[STATED PROBLEM] Copy the listing verbatim, excluding any images found in it.

[COLLECTED MATERIAL]

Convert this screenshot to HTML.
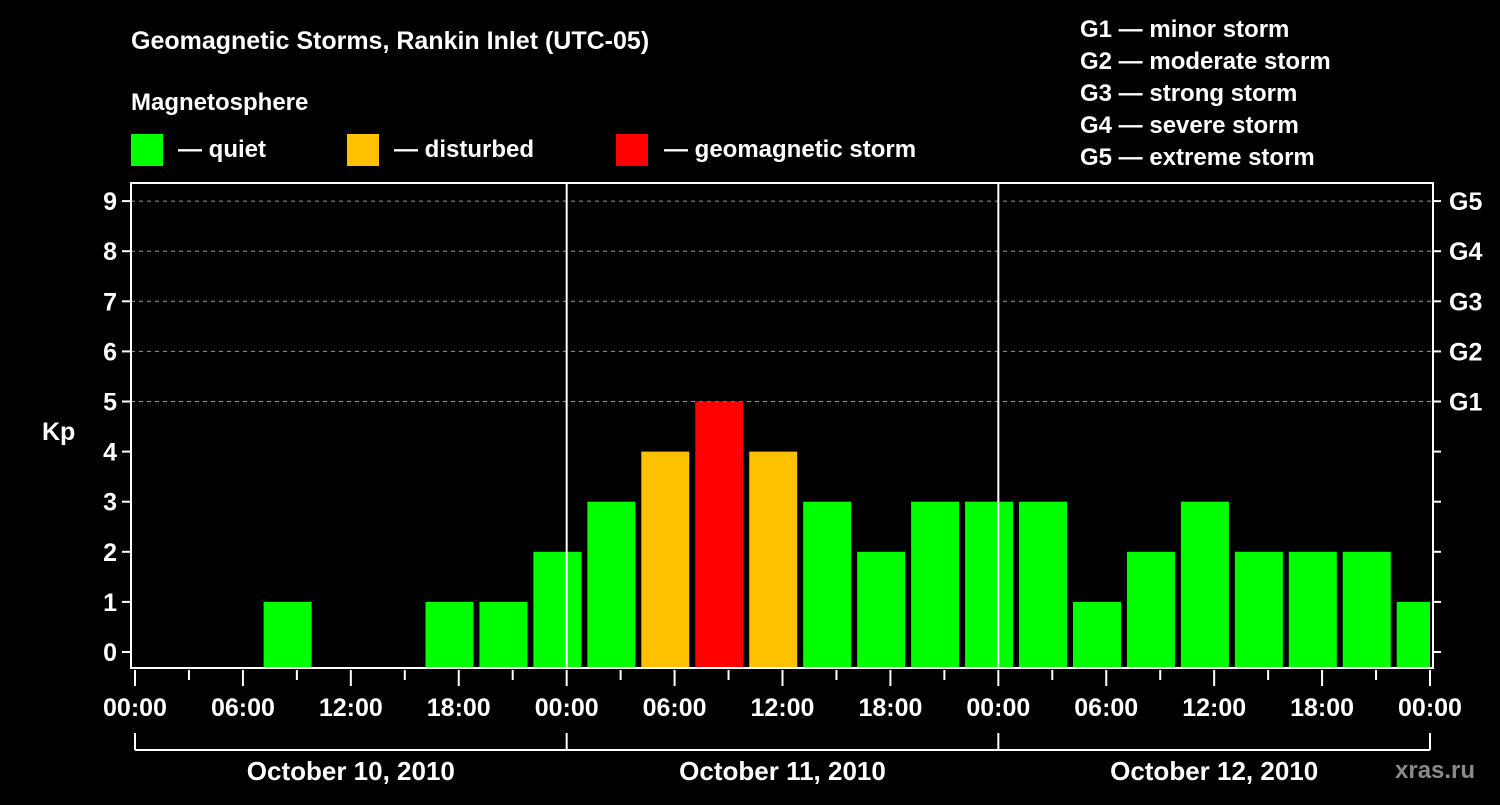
<!DOCTYPE html>
<html><head><meta charset="utf-8"><style>
body{margin:0;background:#000;width:1500px;height:800px;overflow:hidden}
svg text{font-family:"Liberation Sans",sans-serif;font-weight:bold;fill:#fff}
</style></head><body>
<svg id="c" width="1500" height="800">
<text x="131" y="49" font-size="25">Geomagnetic Storms, Rankin Inlet (UTC-05)</text>
<text x="131" y="110" font-size="24">Magnetosphere</text>
<rect x="131" y="134" width="32" height="32" fill="#00ff00"/>
<text x="178" y="157" font-size="24">— quiet</text>
<rect x="347" y="134" width="32" height="32" fill="#ffc000"/>
<text x="394" y="157" font-size="24">— disturbed</text>
<rect x="616" y="134" width="32" height="32" fill="#ff0000"/>
<text x="664" y="157" font-size="24">— geomagnetic storm</text>
<g font-size="24">
<text x="1080" y="37">G1 — minor storm</text>
<text x="1080" y="69">G2 — moderate storm</text>
<text x="1080" y="101">G3 — strong storm</text>
<text x="1080" y="133">G4 — severe storm</text>
<text x="1080" y="165">G5 — extreme storm</text>
</g>
<text x="42" y="440" font-size="25">Kp</text>
<text x="1395" y="778" font-size="24" fill="#888" style="fill:#8a8a8a">xras.ru</text>
<g id="plot"></g>
</svg>
<script>
const kpValues=[0,0,1,0,0,1,1,2,3,4,5,4,3,2,3,3,3,1,2,3,2,2,2,1];
const xTickLabels=["00:00","06:00","12:00","18:00","00:00","06:00","12:00","18:00","00:00","06:00","12:00","18:00","00:00"];
const dateLabels=["October 10, 2010","October 11, 2010","October 12, 2010"];
const gLabels=["G1","G2","G3","G4","G5"];
const NS="http://www.w3.org/2000/svg";
const g=document.getElementById('plot');
const L=131,R=1433,T=183,B=668,X0=135,X1=1430;
const xs=h=>X0+(X1-X0)*h/72;
const ys=v=>652-v*50.1;
function mk(t,a){const e=document.createElementNS(NS,t);for(const k in a)e.setAttribute(k,a[k]);g.appendChild(e);return e;}
// grid
for(let v=5;v<=9;v++){const e=mk('line',{x1:L,x2:R,y1:ys(v),y2:ys(v),stroke:'#999','stroke-dasharray':'4,4','stroke-width':1});

}
// bars
const clip=mk('clipPath',{id:'pc'});const cr=document.createElementNS(NS,'rect');cr.setAttribute('x',L);cr.setAttribute('y',T);cr.setAttribute('width',X1-L);cr.setAttribute('height',B-T);clip.appendChild(cr);
kpValues.forEach((v,i)=>{if(v<=0)return;
const x=xs(i*3+1.15);const col=v>=5?'#ff0000':(v>=4?'#ffc000':'#00ff00');
const e=mk('rect',{x:x,y:ys(v),width:48,height:B-ys(v),fill:col,'clip-path':'url(#pc)'});

});
// day separators
[24,48].forEach(h=>{const e=mk('line',{x1:xs(h),x2:xs(h),y1:T,y2:B,stroke:'#fff','stroke-width':2});

});
// frame
const f=mk('path',{d:`M${L} ${T}H${R}V${B}H${L}Z`,fill:'none',stroke:'#fff','stroke-width':2});


// y ticks
for(let v=0;v<=9;v++){const y=ys(v);
mk('line',{x1:L-9,x2:L,y1:y,y2:y,stroke:'#fff','stroke-width':2});
mk('line',{x1:R,x2:R+8,y1:y,y2:y,stroke:'#fff','stroke-width':2});
const t=mk('text',{x:L-14,y:y+9,'font-size':25,'text-anchor':'end'});t.textContent=v;


if(v>=5){const s=mk('text',{x:R+16,y:y+9,'font-size':25});s.textContent=gLabels[v-5];

}}
// x ticks
for(let h=0;h<=72;h+=3){const x=xs(h);mk('line',{x1:x,x2:x,y1:B+2,y2:h%6==0?B+18:B+12,stroke:'#fff','stroke-width':2});}
xTickLabels.forEach((s,i)=>{const t=mk('text',{x:xs(i*6),y:716,'font-size':25,'text-anchor':'middle'});t.textContent=s;

});
// date bracket
mk('path',{d:`M${xs(0)} 750H${xs(72)}`,stroke:'#fff','stroke-width':2});
for(let d=0;d<=3;d++)mk('line',{x1:xs(d*24),x2:xs(d*24),y1:733,y2:750,stroke:'#fff','stroke-width':2});
dateLabels.forEach((s,i)=>{const t=mk('text',{x:xs(i*24+12),y:780,'font-size':26,'text-anchor':'middle'});t.textContent=s;

});
</script>
</body></html>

[ANSWER BELOW]
Convert this screenshot to HTML.
<!DOCTYPE html>
<html><head><meta charset="utf-8"><style>
body{margin:0;background:#000;width:1500px;height:800px;overflow:hidden}
svg text{font-family:"Liberation Sans",sans-serif;font-weight:bold;fill:#fff}
</style></head><body>
<svg id="c" width="1500" height="800">
<text x="131" y="49" font-size="25">Geomagnetic Storms, Rankin Inlet (UTC-05)</text>
<text x="131" y="110" font-size="24">Magnetosphere</text>
<rect x="131" y="134" width="32" height="32" fill="#00ff00"/>
<text x="178" y="157" font-size="24">— quiet</text>
<rect x="347" y="134" width="32" height="32" fill="#ffc000"/>
<text x="394" y="157" font-size="24">— disturbed</text>
<rect x="616" y="134" width="32" height="32" fill="#ff0000"/>
<text x="664" y="157" font-size="24">— geomagnetic storm</text>
<g font-size="24">
<text x="1080" y="37">G1 — minor storm</text>
<text x="1080" y="69">G2 — moderate storm</text>
<text x="1080" y="101">G3 — strong storm</text>
<text x="1080" y="133">G4 — severe storm</text>
<text x="1080" y="165">G5 — extreme storm</text>
</g>
<text x="42" y="440" font-size="25">Kp</text>
<text x="1395" y="778" font-size="24" fill="#888" style="fill:#8a8a8a">xras.ru</text>
<g id="plot"></g>
</svg>
<script>
const kpValues=[0,0,1,0,0,1,1,2,3,4,5,4,3,2,3,3,3,1,2,3,2,2,2,1];
const xTickLabels=["00:00","06:00","12:00","18:00","00:00","06:00","12:00","18:00","00:00","06:00","12:00","18:00","00:00"];
const dateLabels=["October 10, 2010","October 11, 2010","October 12, 2010"];
const gLabels=["G1","G2","G3","G4","G5"];
const NS="http://www.w3.org/2000/svg";
const g=document.getElementById('plot');
const L=131,R=1433,T=183,B=668,X0=135,X1=1430;
const xs=h=>X0+(X1-X0)*h/72;
const ys=v=>652-v*50.1;
function mk(t,a){const e=document.createElementNS(NS,t);for(const k in a)e.setAttribute(k,a[k]);g.appendChild(e);return e;}
// grid
for(let v=5;v<=9;v++){const e=mk('line',{x1:L,x2:R,y1:ys(v),y2:ys(v),stroke:'#999','stroke-dasharray':'4,4','stroke-width':1});

}
// bars
const clip=mk('clipPath',{id:'pc'});const cr=document.createElementNS(NS,'rect');cr.setAttribute('x',L);cr.setAttribute('y',T);cr.setAttribute('width',X1-L);cr.setAttribute('height',B-T);clip.appendChild(cr);
kpValues.forEach((v,i)=>{if(v<=0)return;
const x=xs(i*3+1.15);const col=v>=5?'#ff0000':(v>=4?'#ffc000':'#00ff00');
const e=mk('rect',{x:x,y:ys(v),width:48,height:B-ys(v),fill:col,'clip-path':'url(#pc)'});

});
// day separators
[24,48].forEach(h=>{const e=mk('line',{x1:xs(h),x2:xs(h),y1:T,y2:B,stroke:'#fff','stroke-width':2});

});
// frame
const f=mk('path',{d:`M${L} ${T}H${R}V${B}H${L}Z`,fill:'none',stroke:'#fff','stroke-width':2});


// y ticks
for(let v=0;v<=9;v++){const y=ys(v);
mk('line',{x1:L-9,x2:L,y1:y,y2:y,stroke:'#fff','stroke-width':2});
mk('line',{x1:R,x2:R+8,y1:y,y2:y,stroke:'#fff','stroke-width':2});
const t=mk('text',{x:L-14,y:y+9,'font-size':25,'text-anchor':'end'});t.textContent=v;


if(v>=5){const s=mk('text',{x:R+16,y:y+9,'font-size':25});s.textContent=gLabels[v-5];

}}
// x ticks
for(let h=0;h<=72;h+=3){const x=xs(h);mk('line',{x1:x,x2:x,y1:B+2,y2:h%6==0?B+18:B+12,stroke:'#fff','stroke-width':2});}
xTickLabels.forEach((s,i)=>{const t=mk('text',{x:xs(i*6),y:716,'font-size':25,'text-anchor':'middle'});t.textContent=s;

});
// date bracket
mk('path',{d:`M${xs(0)} 750H${xs(72)}`,stroke:'#fff','stroke-width':2});
for(let d=0;d<=3;d++)mk('line',{x1:xs(d*24),x2:xs(d*24),y1:733,y2:750,stroke:'#fff','stroke-width':2});
dateLabels.forEach((s,i)=>{const t=mk('text',{x:xs(i*24+12),y:780,'font-size':26,'text-anchor':'middle'});t.textContent=s;

});
</script>
</body></html>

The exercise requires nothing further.